A large flock of Siskins pecking around on the road

One morning l spotted a little flock of twenty or so small birds pecking around on the road beneath a tree. The bright dappled sunlight made it difficult to see them well and I thought at first they may be Serins, but their reluctance to move until I was quite close brought to mind Siskins, which is what they turned out to be. They didn’t move far, the majority just going up into the tree above, but then a man got into the car that was parked just behind them and they all disappeared. I’ve looked for them several times since, but have only managed one or two; I would imagine they have moved on by now.

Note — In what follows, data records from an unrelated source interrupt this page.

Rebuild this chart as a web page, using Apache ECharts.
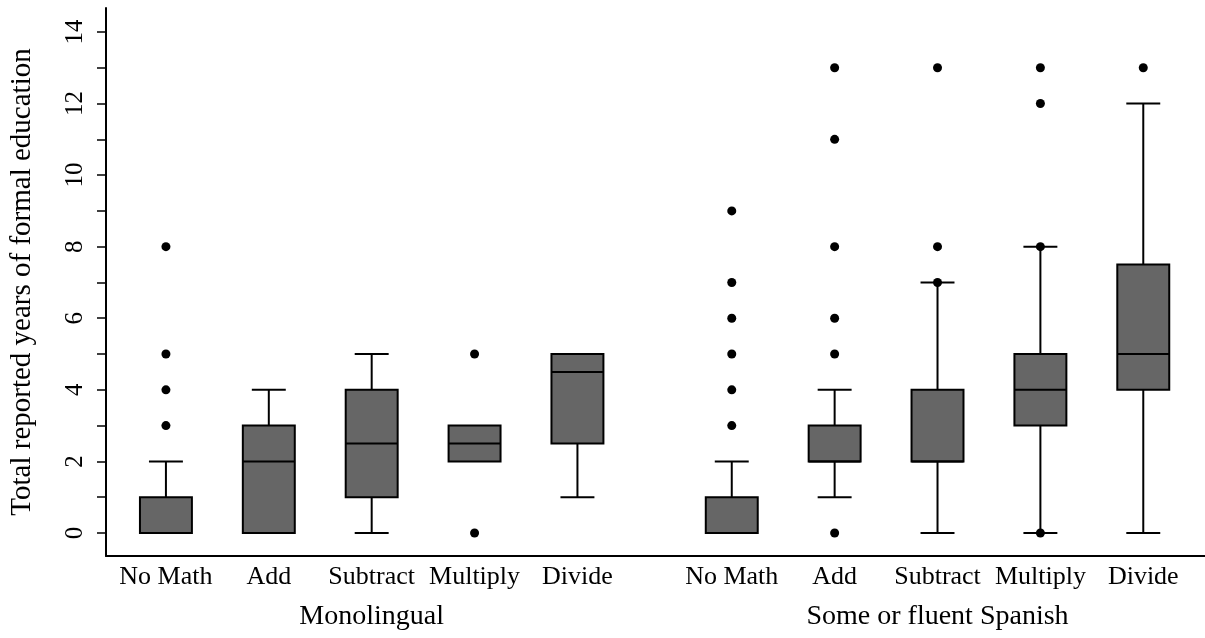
<!DOCTYPE html>
<html>
<head>
<meta charset="utf-8">
<script src="https://cdn.jsdelivr.net/npm/echarts@6/dist/echarts.min.js"></script>
<style>
html,body{margin:0;padding:0;background:#fff;}
#chart{width:1205px;height:638px;}
</style>
</head>
<body>
<div id="chart"></div>
<script>
// ---- data ----
const categories = ['No Math', 'Add', 'Subtract', 'Multiply', 'Divide',
                    'No Math', 'Add', 'Subtract', 'Multiply', 'Divide'];
const groups = ['Monolingual', 'Some or fluent Spanish'];
const groupCenters = [3, 8.5];
const positions = [1, 2, 3, 4, 5, 6.5, 7.5, 8.5, 9.5, 10.5];
const whiskerLow  = [0, 0, 0, 2, 1,   0, 1, 0, 0, 0];
const q1          = [0, 0, 1, 2, 2.5, 0, 2, 2, 3, 4];
const median      = [0, 2, 2.5, 2.5, 4.5, 0, 2, 2, 4, 5];
const q3          = [1, 3, 4, 3, 5,   1, 3, 4, 5, 7.5];
const whiskerHigh = [2, 4, 5, 3, 5,   2, 4, 7, 8, 12];
const outliers = [
  [3, 4, 5, 8],
  [],
  [],
  [0, 5],
  [],
  [3, 4, 5, 6, 7, 9],
  [0, 5, 6, 8, 11, 13],
  [7, 8, 13],
  [0, 8, 12, 13],
  [13]
];
const yTickValues = [0,1,2,3,4,5,6,7,8,9,10,11,12,13,14];
const yLabelValues = [0, 2, 4, 6, 8, 10, 12, 14];
const yTitle = 'Total reported years of formal education';

// ---- build ----
const boxData = positions.map((p, i) => [p, whiskerLow[i], q1[i], median[i], q3[i], whiskerHigh[i]]);
const outlierData = [];
outliers.forEach((arr, i) => arr.forEach(v => outlierData.push([positions[i], v])));

const FONT = 'Liberation Serif';
const chart = echarts.init(document.getElementById('chart'), null, {renderer: 'canvas'});

function renderBox(params, api) {
  const x = api.value(0);
  const lo = api.value(1), a = api.value(2), m = api.value(3), b = api.value(4), hi = api.value(5);
  const boxW = api.size([0.505, 0])[0];
  const capW = api.size([0.33, 0])[0];
  const pLo = api.coord([x, lo]), pA = api.coord([x, a]), pM = api.coord([x, m]),
        pB = api.coord([x, b]), pHi = api.coord([x, hi]);
  const cx = pA[0];
  const lineStyle = {stroke: '#000', lineWidth: 2, fill: null};
  const children = [];
  if (hi > b) {
    children.push({type: 'line', shape: {x1: cx, y1: pB[1], x2: cx, y2: pHi[1]}, style: lineStyle});
    children.push({type: 'line', shape: {x1: cx - capW / 2, y1: pHi[1], x2: cx + capW / 2, y2: pHi[1]}, style: lineStyle});
  }
  if (lo < a) {
    children.push({type: 'line', shape: {x1: cx, y1: pA[1], x2: cx, y2: pLo[1]}, style: lineStyle});
    children.push({type: 'line', shape: {x1: cx - capW / 2, y1: pLo[1], x2: cx + capW / 2, y2: pLo[1]}, style: lineStyle});
  }
  children.push({type: 'rect', shape: {x: cx - boxW / 2, y: pB[1], width: boxW, height: pA[1] - pB[1]},
                 style: {fill: '#666666', stroke: '#000', lineWidth: 2}});
  children.push({type: 'line', shape: {x1: cx - boxW / 2, y1: pM[1], x2: cx + boxW / 2, y2: pM[1]}, style: lineStyle});
  return {type: 'group', children: children};
}

const option = {
  animation: false,
  backgroundColor: '#fff',
  grid: {left: 106, right: 0, top: 8, bottom: 82, containLabel: false},
  xAxis: [{
    type: 'value',
    min: 0.4175, max: 11.1,
    splitLine: {show: false},
    axisLine: {show: true, onZero: false, lineStyle: {color: '#000', width: 2}},
    axisTick: {show: false},
    axisLabel: {
      customValues: positions,
      margin: 8,
      color: '#000', fontFamily: FONT, fontSize: 26,
      formatter: function (v) {
        const i = positions.findIndex(p => Math.abs(p - v) < 1e-6);
        return i >= 0 ? categories[i] : '';
      }
    }
  }, {
    type: 'value',
    position: 'bottom',
    min: 0.4175, max: 11.1,
    splitLine: {show: false},
    axisLine: {show: false, onZero: false},
    axisTick: {show: false},
    axisLabel: {
      customValues: groupCenters,
      margin: 47,
      color: '#000', fontFamily: FONT, fontSize: 28,
      formatter: function (v) {
        const i = groupCenters.findIndex(p => Math.abs(p - v) < 1e-6);
        return i >= 0 ? groups[i] : '';
      }
    }
  }],
  yAxis: {
    type: 'value',
    min: -0.644, max: 14.67,
    name: yTitle,
    nameLocation: 'middle',
    nameGap: 69,
    nameTextStyle: {color: '#000', fontFamily: FONT, fontSize: 29},
    splitLine: {show: false},
    axisLine: {show: true, lineStyle: {color: '#000', width: 2}},
    axisTick: {show: true, length: 9, customValues: yTickValues, lineStyle: {color: '#000', width: 1.5}},
    axisLabel: {
      customValues: yLabelValues,
      rotate: 90,
      margin: 18,
      color: '#000', fontFamily: FONT, fontSize: 25
    }
  },
  series: [{
    type: 'custom',
    xAxisIndex: 0,
    renderItem: renderBox,
    encode: {x: 0, y: [1, 2, 3, 4, 5]},
    data: boxData,
    clip: false
  }, {
    type: 'scatter',
    xAxisIndex: 0,
    symbol: 'circle',
    symbolSize: 9,
    itemStyle: {color: '#000', opacity: 1},
    data: outlierData,
    z: 5
  }]
};
chart.setOption(option);
</script>
</body>
</html>
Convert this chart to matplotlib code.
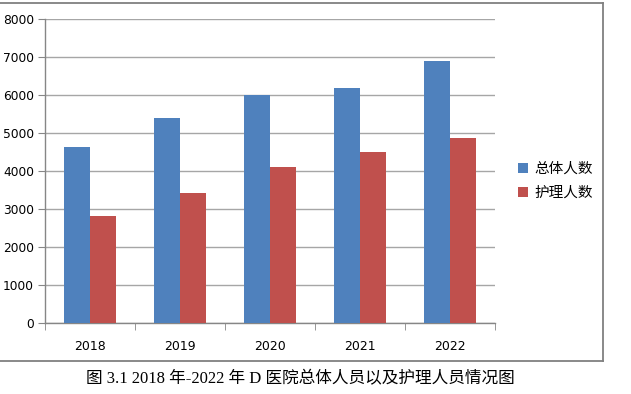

A Robin in a rubber tree- about to fly off

It still feels quite odd to see Robins here in Spain, especially this far south, and their strong association with our British Christmas traditions makes it even more odd to see them perched on ‘exotic’ plants such as cacti and as in this picture, a rubber tree. Their behaviour is quite different here too, they are much more wary of people and although they are present in our gardens, they are reserved and keep close to cover.

A White Wagtail strutted about on the road, oblivious to being watched with interest by a nearby cat

I’ve been trying to spot a Chaffinch singing with not much luck so far, but I got some lovely views of a beautiful male as he came down from his tree to feed on the nuts of a crushed pine cone on the road beneath.

Chaffinches are quick to take advantage of car-crushed cones and acorns etc

The male Chaffinch is a beautiful bird

He even looks handsome from the back

Birds spotted singing, displaying or otherwise expressing themselves this week:

Blue Tits and Great Tits, Blackbirds – I watched a female gathering leaves on Tuesday morning, Spotless Starlings, Chaffinches, Goldfinches and Greenfinches all singing, Serins singing and displaying, Wrens in several different locations, Robin, Blackcaps, House Sparrows, Collared Doves, Short-toed Treecreeper who doesn’t have much of a song but keeps up his soft whistle for longer lengths of time.